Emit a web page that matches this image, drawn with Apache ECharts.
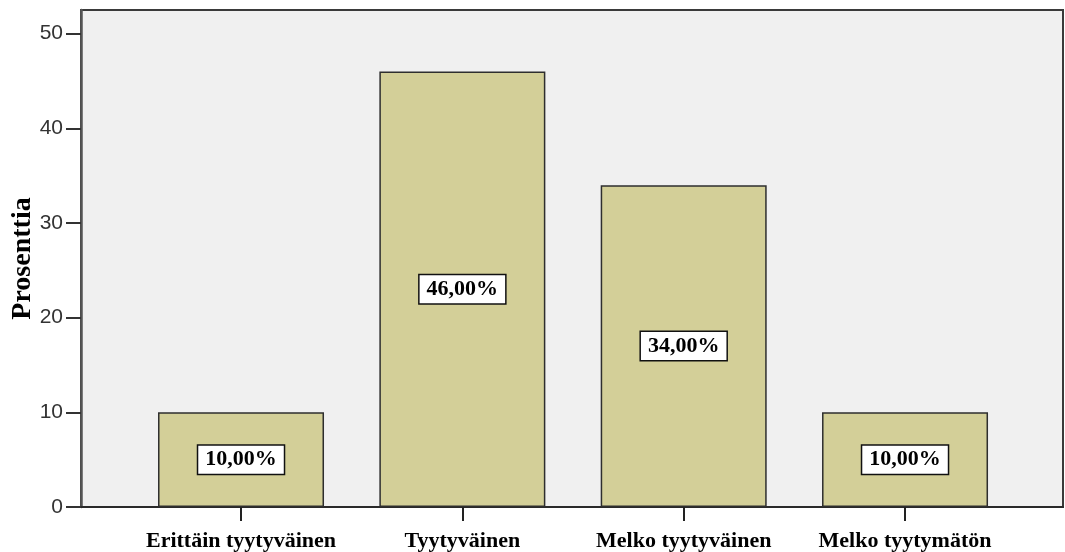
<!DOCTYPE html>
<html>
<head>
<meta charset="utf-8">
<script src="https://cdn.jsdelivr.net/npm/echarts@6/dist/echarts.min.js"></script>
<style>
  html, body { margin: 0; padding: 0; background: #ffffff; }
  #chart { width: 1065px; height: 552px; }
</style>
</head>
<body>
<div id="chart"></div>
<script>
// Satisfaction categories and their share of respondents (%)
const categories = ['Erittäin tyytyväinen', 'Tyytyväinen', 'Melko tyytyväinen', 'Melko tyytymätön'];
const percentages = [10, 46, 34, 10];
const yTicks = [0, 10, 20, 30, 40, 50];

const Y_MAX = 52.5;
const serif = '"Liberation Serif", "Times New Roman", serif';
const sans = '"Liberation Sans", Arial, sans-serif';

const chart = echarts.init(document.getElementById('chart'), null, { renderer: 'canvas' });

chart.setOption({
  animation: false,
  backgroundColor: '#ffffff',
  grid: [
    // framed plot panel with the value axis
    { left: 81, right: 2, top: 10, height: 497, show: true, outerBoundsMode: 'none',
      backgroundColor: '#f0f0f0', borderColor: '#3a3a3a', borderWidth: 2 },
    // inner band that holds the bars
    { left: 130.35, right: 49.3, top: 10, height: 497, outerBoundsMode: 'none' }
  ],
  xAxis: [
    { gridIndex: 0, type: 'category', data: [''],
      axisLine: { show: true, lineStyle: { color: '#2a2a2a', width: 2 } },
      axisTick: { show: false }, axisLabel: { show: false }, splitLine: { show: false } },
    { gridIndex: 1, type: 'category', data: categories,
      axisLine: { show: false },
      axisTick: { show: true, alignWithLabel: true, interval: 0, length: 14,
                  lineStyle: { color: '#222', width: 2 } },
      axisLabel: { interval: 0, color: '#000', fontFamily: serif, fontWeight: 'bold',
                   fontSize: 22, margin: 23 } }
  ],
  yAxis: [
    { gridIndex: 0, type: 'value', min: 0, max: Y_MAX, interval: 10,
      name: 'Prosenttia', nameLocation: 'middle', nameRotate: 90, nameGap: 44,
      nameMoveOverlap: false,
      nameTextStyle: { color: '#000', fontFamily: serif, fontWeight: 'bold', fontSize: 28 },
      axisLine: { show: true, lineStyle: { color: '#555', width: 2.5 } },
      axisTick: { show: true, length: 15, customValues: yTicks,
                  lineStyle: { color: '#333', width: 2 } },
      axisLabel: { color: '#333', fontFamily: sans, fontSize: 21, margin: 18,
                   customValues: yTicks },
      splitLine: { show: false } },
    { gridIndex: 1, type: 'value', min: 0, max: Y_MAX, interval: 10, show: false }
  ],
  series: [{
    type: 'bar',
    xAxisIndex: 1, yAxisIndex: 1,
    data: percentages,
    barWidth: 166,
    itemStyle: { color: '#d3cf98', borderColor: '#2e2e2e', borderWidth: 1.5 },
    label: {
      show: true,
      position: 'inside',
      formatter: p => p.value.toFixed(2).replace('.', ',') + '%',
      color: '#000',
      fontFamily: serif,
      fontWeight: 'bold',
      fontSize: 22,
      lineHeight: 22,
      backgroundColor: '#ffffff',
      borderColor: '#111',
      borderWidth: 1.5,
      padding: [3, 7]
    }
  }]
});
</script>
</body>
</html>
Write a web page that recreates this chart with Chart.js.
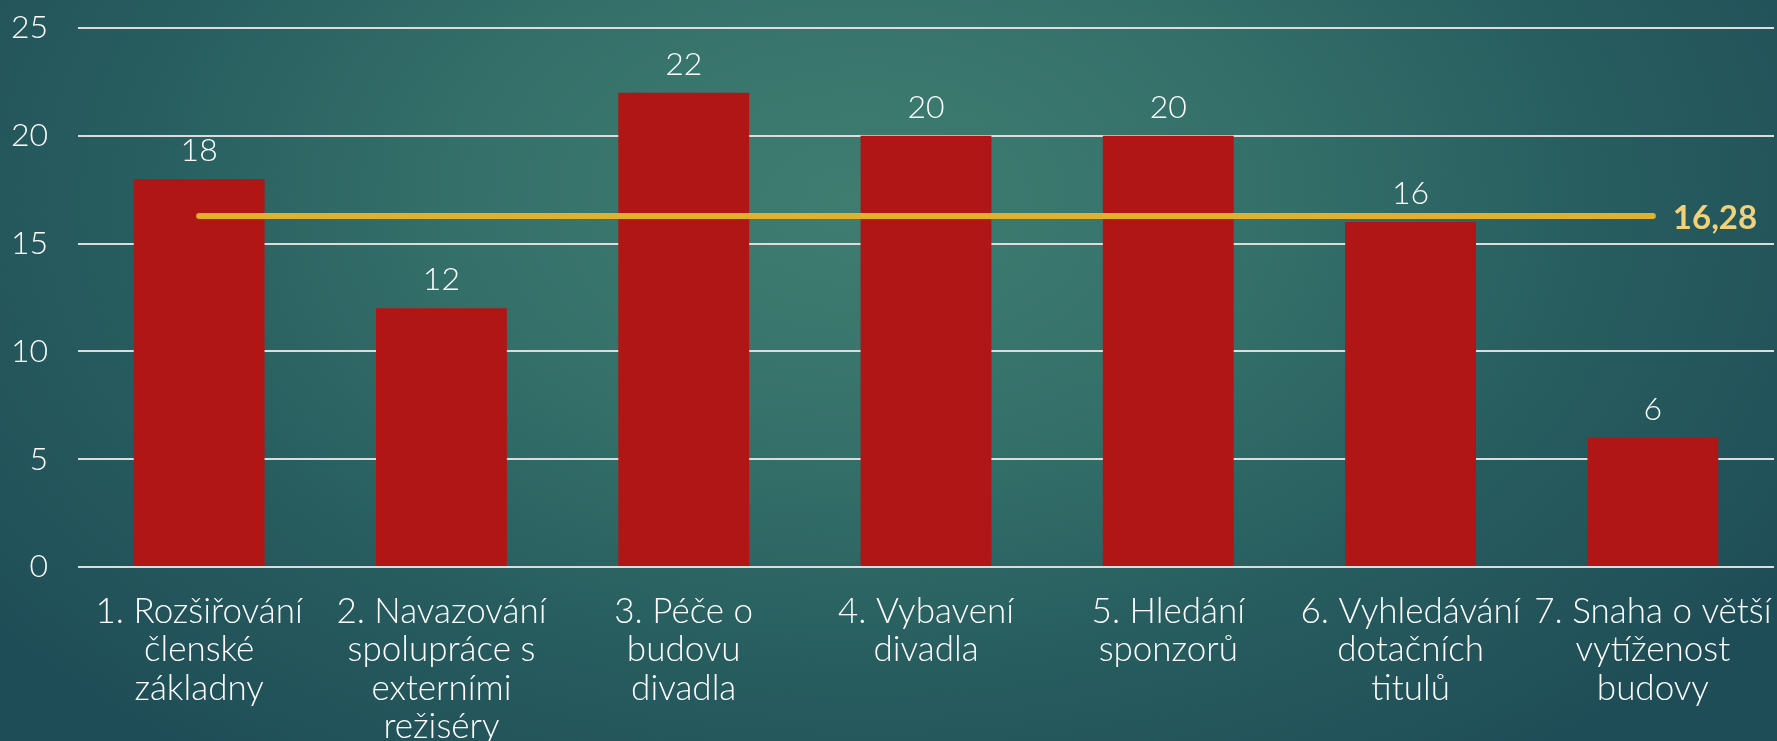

• **WHAT THIS TASK INVOLVES**: Leave out all pictures, then copy the remaining material exactly.

• **COMPLETED EXERCISE**:
Emit a web page that matches this image, drawn with Apache ECharts.
<!DOCTYPE html>
<html>
<head>
<meta charset="utf-8">
<script src="https://cdn.jsdelivr.net/npm/echarts@6/dist/echarts.min.js"></script>
<style>
  html, body { margin: 0; padding: 0; background: #ffffff; }
  #chart { width: 1065px; height: 552px; }
</style>
</head>
<body>
<div id="chart"></div>
<script>
// Satisfaction categories and their share of respondents (%)
const categories = ['Erittäin tyytyväinen', 'Tyytyväinen', 'Melko tyytyväinen', 'Melko tyytymätön'];
const percentages = [10, 46, 34, 10];
const yTicks = [0, 10, 20, 30, 40, 50];

const Y_MAX = 52.5;
const serif = '"Liberation Serif", "Times New Roman", serif';
const sans = '"Liberation Sans", Arial, sans-serif';

const chart = echarts.init(document.getElementById('chart'), null, { renderer: 'canvas' });

chart.setOption({
  animation: false,
  backgroundColor: '#ffffff',
  grid: [
    // framed plot panel with the value axis
    { left: 81, right: 2, top: 10, height: 497, show: true, outerBoundsMode: 'none',
      backgroundColor: '#f0f0f0', borderColor: '#3a3a3a', borderWidth: 2 },
    // inner band that holds the bars
    { left: 130.35, right: 49.3, top: 10, height: 497, outerBoundsMode: 'none' }
  ],
  xAxis: [
    { gridIndex: 0, type: 'category', data: [''],
      axisLine: { show: true, lineStyle: { color: '#2a2a2a', width: 2 } },
      axisTick: { show: false }, axisLabel: { show: false }, splitLine: { show: false } },
    { gridIndex: 1, type: 'category', data: categories,
      axisLine: { show: false },
      axisTick: { show: true, alignWithLabel: true, interval: 0, length: 14,
                  lineStyle: { color: '#222', width: 2 } },
      axisLabel: { interval: 0, color: '#000', fontFamily: serif, fontWeight: 'bold',
                   fontSize: 22, margin: 23 } }
  ],
  yAxis: [
    { gridIndex: 0, type: 'value', min: 0, max: Y_MAX, interval: 10,
      name: 'Prosenttia', nameLocation: 'middle', nameRotate: 90, nameGap: 44,
      nameMoveOverlap: false,
      nameTextStyle: { color: '#000', fontFamily: serif, fontWeight: 'bold', fontSize: 28 },
      axisLine: { show: true, lineStyle: { color: '#555', width: 2.5 } },
      axisTick: { show: true, length: 15, customValues: yTicks,
                  lineStyle: { color: '#333', width: 2 } },
      axisLabel: { color: '#333', fontFamily: sans, fontSize: 21, margin: 18,
                   customValues: yTicks },
      splitLine: { show: false } },
    { gridIndex: 1, type: 'value', min: 0, max: Y_MAX, interval: 10, show: false }
  ],
  series: [{
    type: 'bar',
    xAxisIndex: 1, yAxisIndex: 1,
    data: percentages,
    barWidth: 166,
    itemStyle: { color: '#d3cf98', borderColor: '#2e2e2e', borderWidth: 1.5 },
    label: {
      show: true,
      position: 'inside',
      formatter: p => p.value.toFixed(2).replace('.', ',') + '%',
      color: '#000',
      fontFamily: serif,
      fontWeight: 'bold',
      fontSize: 22,
      lineHeight: 22,
      backgroundColor: '#ffffff',
      borderColor: '#111',
      borderWidth: 1.5,
      padding: [3, 7]
    }
  }]
});
</script>
</body>
</html>
Write a web page that recreates this chart with Chart.js.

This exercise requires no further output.